DevSecOps: shift left, assume breach
Security as everyone’s job, in the pipeline.
DevSecOps is the practice of making security a continuous, shared, automated part of building and running software — not a gate at the end run by a separate team. The name captures the shift: security joins development and operations as a first-class concern, embedded in the pipeline rather than bolted on before release. For the supply chain specifically, it means the checks that establish trust — scanning, signing, provenance, verification — run automatically on every change, owned by the whole team.
Shift left
"Shift left" means moving security earlier in the timeline — left on the diagram from production toward the developer. A vulnerability caught in the editor or the pull request costs minutes to fix; the same issue found in production costs an incident. So DevSecOps pushes checks as early as they can run: secret detection and SAST at commit and merge, dependency and image scanning at build, provenance at release, and verification at admission. Each control sits at the earliest point it can catch its class of problem.
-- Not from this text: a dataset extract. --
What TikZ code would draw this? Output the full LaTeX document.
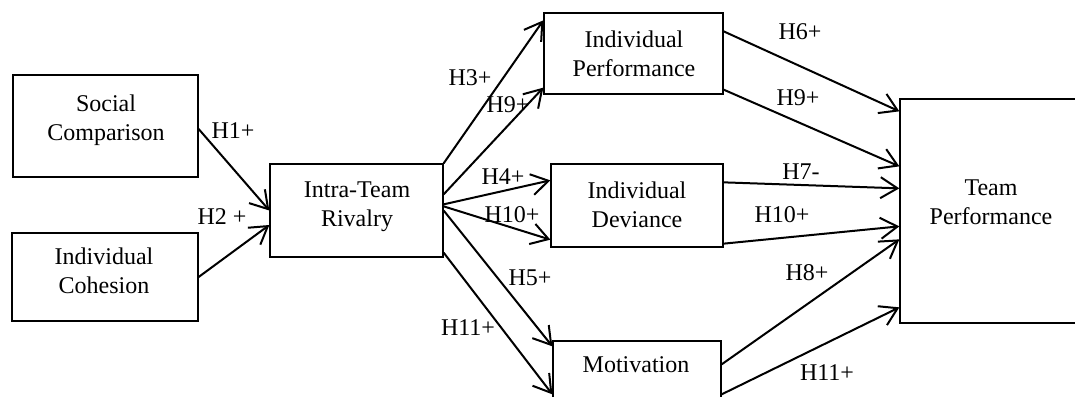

Assume breach, automate trust
Two principles run through everything that follows. Assume breach: design so that a single compromised dependency, token, or build step does not automatically win — defense in depth, least privilege, and independent verification at each stage. And automate trust: the controls must be automatic and unskippable, because a security step that depends on someone remembering to run it will eventually be skipped. The chain of trust this course builds only holds if the pipeline enforces it by default.